[START Recorded information]

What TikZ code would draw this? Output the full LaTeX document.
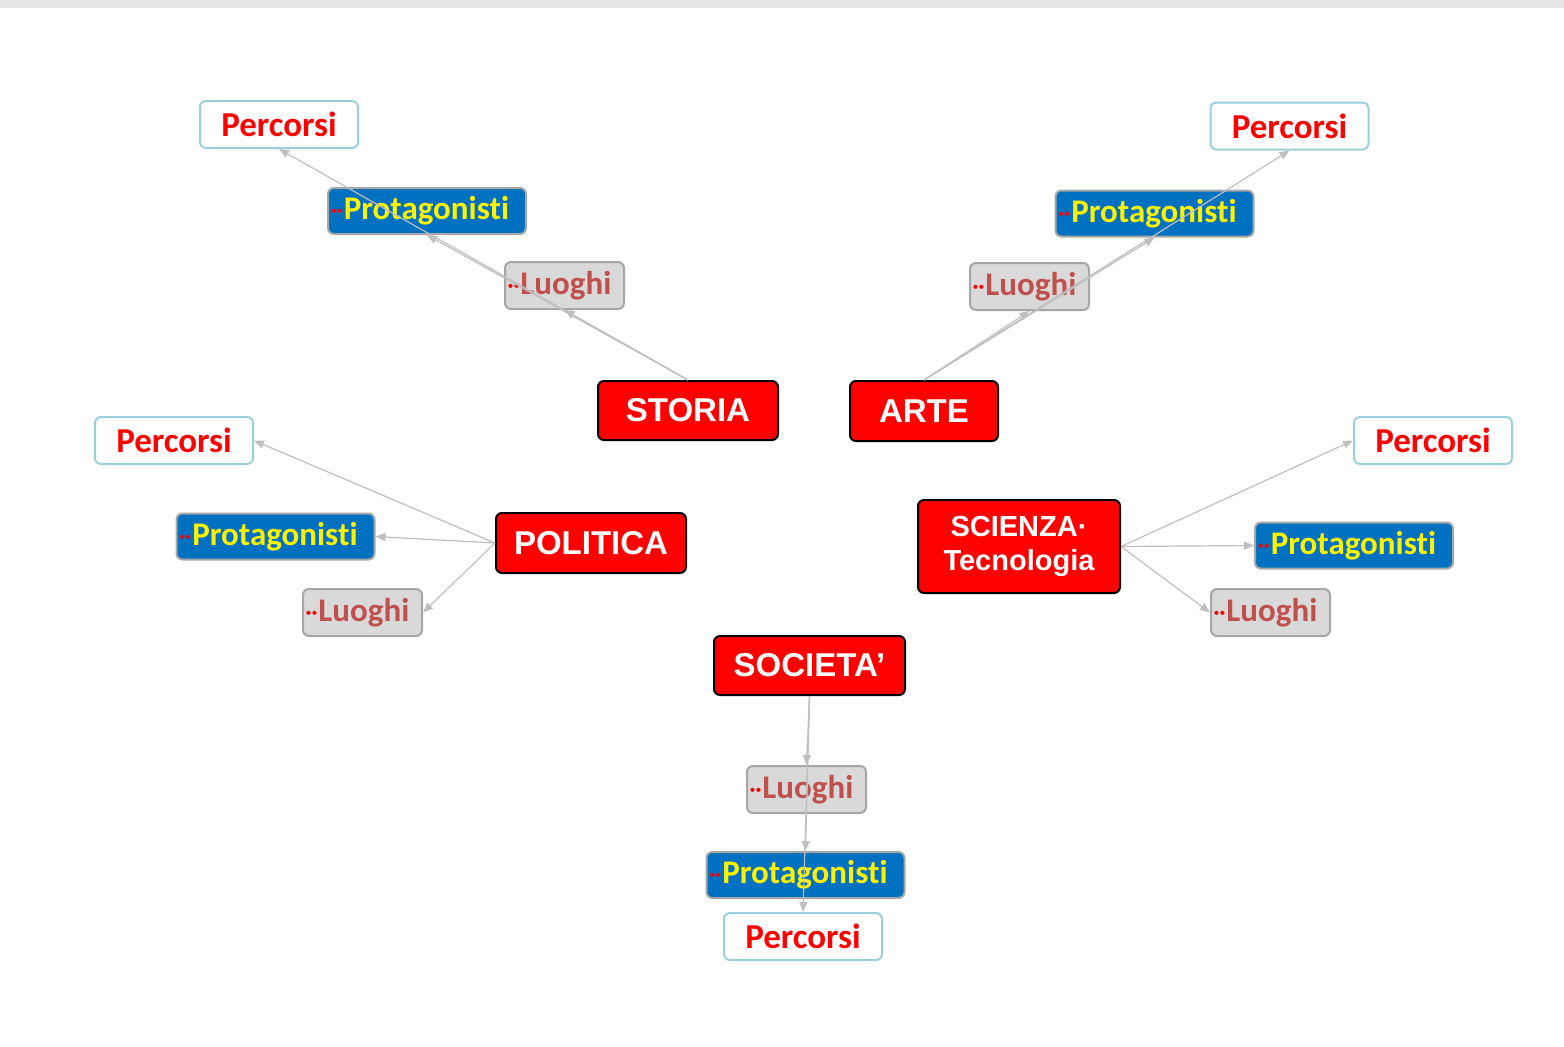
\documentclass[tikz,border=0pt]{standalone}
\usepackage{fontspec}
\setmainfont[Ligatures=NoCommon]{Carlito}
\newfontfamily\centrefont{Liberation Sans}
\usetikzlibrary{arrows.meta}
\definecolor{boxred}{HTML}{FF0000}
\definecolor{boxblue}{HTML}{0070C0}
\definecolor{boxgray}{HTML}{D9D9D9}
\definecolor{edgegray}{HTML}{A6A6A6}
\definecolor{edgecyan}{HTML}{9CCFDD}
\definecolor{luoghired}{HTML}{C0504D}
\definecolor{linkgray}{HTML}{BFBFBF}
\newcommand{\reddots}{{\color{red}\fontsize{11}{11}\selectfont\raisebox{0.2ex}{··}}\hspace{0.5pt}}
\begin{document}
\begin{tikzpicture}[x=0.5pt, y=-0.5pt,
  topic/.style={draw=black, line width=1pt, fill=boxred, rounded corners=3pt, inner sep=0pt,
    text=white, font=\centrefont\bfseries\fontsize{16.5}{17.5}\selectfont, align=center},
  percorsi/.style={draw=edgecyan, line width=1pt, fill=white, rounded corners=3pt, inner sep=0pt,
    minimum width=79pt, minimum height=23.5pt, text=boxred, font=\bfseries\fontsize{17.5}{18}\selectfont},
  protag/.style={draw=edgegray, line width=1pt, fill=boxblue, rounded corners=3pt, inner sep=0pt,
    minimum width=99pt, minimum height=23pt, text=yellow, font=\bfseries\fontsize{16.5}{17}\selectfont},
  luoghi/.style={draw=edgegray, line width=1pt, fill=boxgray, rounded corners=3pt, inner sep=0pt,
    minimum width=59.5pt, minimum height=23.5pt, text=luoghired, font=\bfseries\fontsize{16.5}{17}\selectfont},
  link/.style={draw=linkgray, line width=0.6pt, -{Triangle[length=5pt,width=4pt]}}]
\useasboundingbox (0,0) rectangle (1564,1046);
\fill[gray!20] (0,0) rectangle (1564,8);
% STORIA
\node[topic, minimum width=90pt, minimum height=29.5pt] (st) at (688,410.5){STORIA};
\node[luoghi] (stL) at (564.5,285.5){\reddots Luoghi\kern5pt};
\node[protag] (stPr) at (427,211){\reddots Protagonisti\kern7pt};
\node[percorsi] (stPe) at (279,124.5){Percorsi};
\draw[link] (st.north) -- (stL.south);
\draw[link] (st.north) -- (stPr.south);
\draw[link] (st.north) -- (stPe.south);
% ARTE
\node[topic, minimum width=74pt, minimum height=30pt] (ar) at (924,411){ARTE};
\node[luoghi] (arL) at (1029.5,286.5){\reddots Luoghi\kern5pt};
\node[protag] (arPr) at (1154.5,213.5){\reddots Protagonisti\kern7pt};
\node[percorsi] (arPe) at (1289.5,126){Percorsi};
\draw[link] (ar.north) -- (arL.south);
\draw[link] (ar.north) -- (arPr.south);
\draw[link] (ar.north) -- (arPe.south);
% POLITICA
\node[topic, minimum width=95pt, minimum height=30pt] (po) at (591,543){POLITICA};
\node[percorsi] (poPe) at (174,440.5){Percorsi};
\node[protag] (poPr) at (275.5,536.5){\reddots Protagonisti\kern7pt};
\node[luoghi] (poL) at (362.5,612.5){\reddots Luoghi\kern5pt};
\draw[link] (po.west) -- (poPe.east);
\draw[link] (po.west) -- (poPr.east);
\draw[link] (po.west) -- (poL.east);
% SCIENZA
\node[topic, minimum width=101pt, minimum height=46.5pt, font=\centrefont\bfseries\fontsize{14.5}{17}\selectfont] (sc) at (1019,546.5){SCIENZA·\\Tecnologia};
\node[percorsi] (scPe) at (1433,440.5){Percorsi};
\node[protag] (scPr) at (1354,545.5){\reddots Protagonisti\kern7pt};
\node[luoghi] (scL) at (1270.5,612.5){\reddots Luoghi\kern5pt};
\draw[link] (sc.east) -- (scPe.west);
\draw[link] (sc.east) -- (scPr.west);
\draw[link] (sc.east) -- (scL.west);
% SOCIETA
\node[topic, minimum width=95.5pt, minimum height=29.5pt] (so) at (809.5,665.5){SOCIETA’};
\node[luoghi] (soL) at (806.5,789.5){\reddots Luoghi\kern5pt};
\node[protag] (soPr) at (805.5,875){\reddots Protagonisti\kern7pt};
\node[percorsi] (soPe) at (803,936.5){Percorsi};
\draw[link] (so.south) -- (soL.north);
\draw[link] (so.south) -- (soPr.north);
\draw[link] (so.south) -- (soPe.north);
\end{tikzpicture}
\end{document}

[END Recorded information]

- Given problem -
Please set down each line of the data above exactly as written, without the pictures.

- Task response -
What TikZ code would draw this? Output the full LaTeX document.
\documentclass[tikz,border=0pt]{standalone}
\usepackage{fontspec}
\setmainfont[Ligatures=NoCommon]{Carlito}
\newfontfamily\centrefont{Liberation Sans}
\usetikzlibrary{arrows.meta}
\definecolor{boxred}{HTML}{FF0000}
\definecolor{boxblue}{HTML}{0070C0}
\definecolor{boxgray}{HTML}{D9D9D9}
\definecolor{edgegray}{HTML}{A6A6A6}
\definecolor{edgecyan}{HTML}{9CCFDD}
\definecolor{luoghired}{HTML}{C0504D}
\definecolor{linkgray}{HTML}{BFBFBF}
\newcommand{\reddots}{{\color{red}\fontsize{11}{11}\selectfont\raisebox{0.2ex}{··}}\hspace{0.5pt}}
\begin{document}
\begin{tikzpicture}[x=0.5pt, y=-0.5pt,
  topic/.style={draw=black, line width=1pt, fill=boxred, rounded corners=3pt, inner sep=0pt,
    text=white, font=\centrefont\bfseries\fontsize{16.5}{17.5}\selectfont, align=center},
  percorsi/.style={draw=edgecyan, line width=1pt, fill=white, rounded corners=3pt, inner sep=0pt,
    minimum width=79pt, minimum height=23.5pt, text=boxred, font=\bfseries\fontsize{17.5}{18}\selectfont},
  protag/.style={draw=edgegray, line width=1pt, fill=boxblue, rounded corners=3pt, inner sep=0pt,
    minimum width=99pt, minimum height=23pt, text=yellow, font=\bfseries\fontsize{16.5}{17}\selectfont},
  luoghi/.style={draw=edgegray, line width=1pt, fill=boxgray, rounded corners=3pt, inner sep=0pt,
    minimum width=59.5pt, minimum height=23.5pt, text=luoghired, font=\bfseries\fontsize{16.5}{17}\selectfont},
  link/.style={draw=linkgray, line width=0.6pt, -{Triangle[length=5pt,width=4pt]}}]
\useasboundingbox (0,0) rectangle (1564,1046);
\fill[gray!20] (0,0) rectangle (1564,8);
% STORIA
\node[topic, minimum width=90pt, minimum height=29.5pt] (st) at (688,410.5){STORIA};
\node[luoghi] (stL) at (564.5,285.5){\reddots Luoghi\kern5pt};
\node[protag] (stPr) at (427,211){\reddots Protagonisti\kern7pt};
\node[percorsi] (stPe) at (279,124.5){Percorsi};
\draw[link] (st.north) -- (stL.south);
\draw[link] (st.north) -- (stPr.south);
\draw[link] (st.north) -- (stPe.south);
% ARTE
\node[topic, minimum width=74pt, minimum height=30pt] (ar) at (924,411){ARTE};
\node[luoghi] (arL) at (1029.5,286.5){\reddots Luoghi\kern5pt};
\node[protag] (arPr) at (1154.5,213.5){\reddots Protagonisti\kern7pt};
\node[percorsi] (arPe) at (1289.5,126){Percorsi};
\draw[link] (ar.north) -- (arL.south);
\draw[link] (ar.north) -- (arPr.south);
\draw[link] (ar.north) -- (arPe.south);
% POLITICA
\node[topic, minimum width=95pt, minimum height=30pt] (po) at (591,543){POLITICA};
\node[percorsi] (poPe) at (174,440.5){Percorsi};
\node[protag] (poPr) at (275.5,536.5){\reddots Protagonisti\kern7pt};
\node[luoghi] (poL) at (362.5,612.5){\reddots Luoghi\kern5pt};
\draw[link] (po.west) -- (poPe.east);
\draw[link] (po.west) -- (poPr.east);
\draw[link] (po.west) -- (poL.east);
% SCIENZA
\node[topic, minimum width=101pt, minimum height=46.5pt, font=\centrefont\bfseries\fontsize{14.5}{17}\selectfont] (sc) at (1019,546.5){SCIENZA·\\Tecnologia};
\node[percorsi] (scPe) at (1433,440.5){Percorsi};
\node[protag] (scPr) at (1354,545.5){\reddots Protagonisti\kern7pt};
\node[luoghi] (scL) at (1270.5,612.5){\reddots Luoghi\kern5pt};
\draw[link] (sc.east) -- (scPe.west);
\draw[link] (sc.east) -- (scPr.west);
\draw[link] (sc.east) -- (scL.west);
% SOCIETA
\node[topic, minimum width=95.5pt, minimum height=29.5pt] (so) at (809.5,665.5){SOCIETA’};
\node[luoghi] (soL) at (806.5,789.5){\reddots Luoghi\kern5pt};
\node[protag] (soPr) at (805.5,875){\reddots Protagonisti\kern7pt};
\node[percorsi] (soPe) at (803,936.5){Percorsi};
\draw[link] (so.south) -- (soL.north);
\draw[link] (so.south) -- (soPr.north);
\draw[link] (so.south) -- (soPe.north);
\end{tikzpicture}
\end{document}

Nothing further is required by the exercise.